**** COLLECTED DATA ****

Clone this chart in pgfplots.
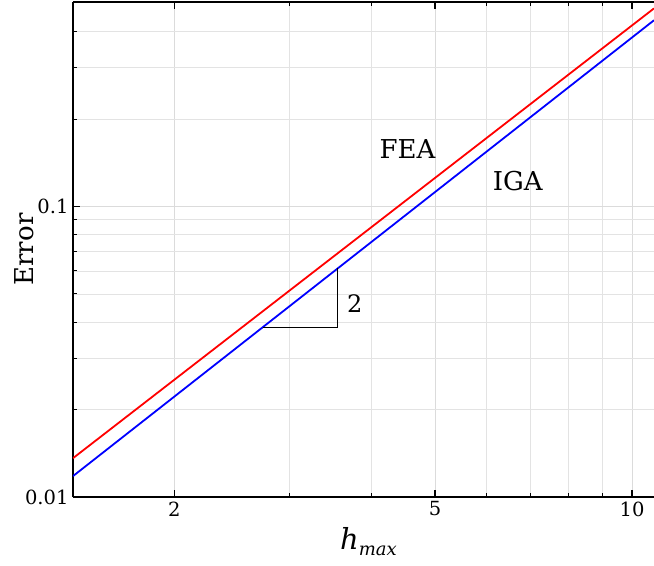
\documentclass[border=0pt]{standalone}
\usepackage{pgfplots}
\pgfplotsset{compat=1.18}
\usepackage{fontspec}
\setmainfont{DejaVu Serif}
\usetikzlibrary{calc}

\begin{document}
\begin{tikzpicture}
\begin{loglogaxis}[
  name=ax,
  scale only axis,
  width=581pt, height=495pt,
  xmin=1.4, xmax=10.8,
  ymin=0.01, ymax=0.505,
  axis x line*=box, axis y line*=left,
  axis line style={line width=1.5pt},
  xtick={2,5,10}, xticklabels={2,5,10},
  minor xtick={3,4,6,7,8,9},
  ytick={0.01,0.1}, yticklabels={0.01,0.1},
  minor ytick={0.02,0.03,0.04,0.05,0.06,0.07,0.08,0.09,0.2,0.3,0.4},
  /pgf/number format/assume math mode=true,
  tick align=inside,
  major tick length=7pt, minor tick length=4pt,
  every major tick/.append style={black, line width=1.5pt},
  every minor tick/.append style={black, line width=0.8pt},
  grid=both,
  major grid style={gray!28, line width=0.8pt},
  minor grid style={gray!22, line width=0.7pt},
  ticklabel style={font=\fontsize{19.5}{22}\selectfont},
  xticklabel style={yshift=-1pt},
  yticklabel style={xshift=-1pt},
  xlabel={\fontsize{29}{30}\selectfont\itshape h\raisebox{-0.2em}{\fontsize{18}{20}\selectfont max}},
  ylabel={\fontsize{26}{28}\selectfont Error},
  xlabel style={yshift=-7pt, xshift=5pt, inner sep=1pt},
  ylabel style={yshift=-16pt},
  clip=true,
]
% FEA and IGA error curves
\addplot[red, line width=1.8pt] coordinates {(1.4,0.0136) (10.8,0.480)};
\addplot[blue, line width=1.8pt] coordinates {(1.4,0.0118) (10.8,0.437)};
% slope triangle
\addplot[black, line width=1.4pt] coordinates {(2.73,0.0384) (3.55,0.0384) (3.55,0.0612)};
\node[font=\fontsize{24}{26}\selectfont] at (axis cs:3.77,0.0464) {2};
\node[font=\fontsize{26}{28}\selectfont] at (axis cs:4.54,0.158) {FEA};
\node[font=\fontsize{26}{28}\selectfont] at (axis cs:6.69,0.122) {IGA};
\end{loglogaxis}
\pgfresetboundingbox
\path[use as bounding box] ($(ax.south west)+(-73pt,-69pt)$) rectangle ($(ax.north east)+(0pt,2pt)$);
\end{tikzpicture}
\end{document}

****

SET EXERCISE →
Without the pictures, output the full listing exactly as it stands.

EXERCISE RESPONSE →
Clone this chart in pgfplots.
\documentclass[border=0pt]{standalone}
\usepackage{pgfplots}
\pgfplotsset{compat=1.18}
\usepackage{fontspec}
\setmainfont{DejaVu Serif}
\usetikzlibrary{calc}

\begin{document}
\begin{tikzpicture}
\begin{loglogaxis}[
  name=ax,
  scale only axis,
  width=581pt, height=495pt,
  xmin=1.4, xmax=10.8,
  ymin=0.01, ymax=0.505,
  axis x line*=box, axis y line*=left,
  axis line style={line width=1.5pt},
  xtick={2,5,10}, xticklabels={2,5,10},
  minor xtick={3,4,6,7,8,9},
  ytick={0.01,0.1}, yticklabels={0.01,0.1},
  minor ytick={0.02,0.03,0.04,0.05,0.06,0.07,0.08,0.09,0.2,0.3,0.4},
  /pgf/number format/assume math mode=true,
  tick align=inside,
  major tick length=7pt, minor tick length=4pt,
  every major tick/.append style={black, line width=1.5pt},
  every minor tick/.append style={black, line width=0.8pt},
  grid=both,
  major grid style={gray!28, line width=0.8pt},
  minor grid style={gray!22, line width=0.7pt},
  ticklabel style={font=\fontsize{19.5}{22}\selectfont},
  xticklabel style={yshift=-1pt},
  yticklabel style={xshift=-1pt},
  xlabel={\fontsize{29}{30}\selectfont\itshape h\raisebox{-0.2em}{\fontsize{18}{20}\selectfont max}},
  ylabel={\fontsize{26}{28}\selectfont Error},
  xlabel style={yshift=-7pt, xshift=5pt, inner sep=1pt},
  ylabel style={yshift=-16pt},
  clip=true,
]
% FEA and IGA error curves
\addplot[red, line width=1.8pt] coordinates {(1.4,0.0136) (10.8,0.480)};
\addplot[blue, line width=1.8pt] coordinates {(1.4,0.0118) (10.8,0.437)};
% slope triangle
\addplot[black, line width=1.4pt] coordinates {(2.73,0.0384) (3.55,0.0384) (3.55,0.0612)};
\node[font=\fontsize{24}{26}\selectfont] at (axis cs:3.77,0.0464) {2};
\node[font=\fontsize{26}{28}\selectfont] at (axis cs:4.54,0.158) {FEA};
\node[font=\fontsize{26}{28}\selectfont] at (axis cs:6.69,0.122) {IGA};
\end{loglogaxis}
\pgfresetboundingbox
\path[use as bounding box] ($(ax.south west)+(-73pt,-69pt)$) rectangle ($(ax.north east)+(0pt,2pt)$);
\end{tikzpicture}
\end{document}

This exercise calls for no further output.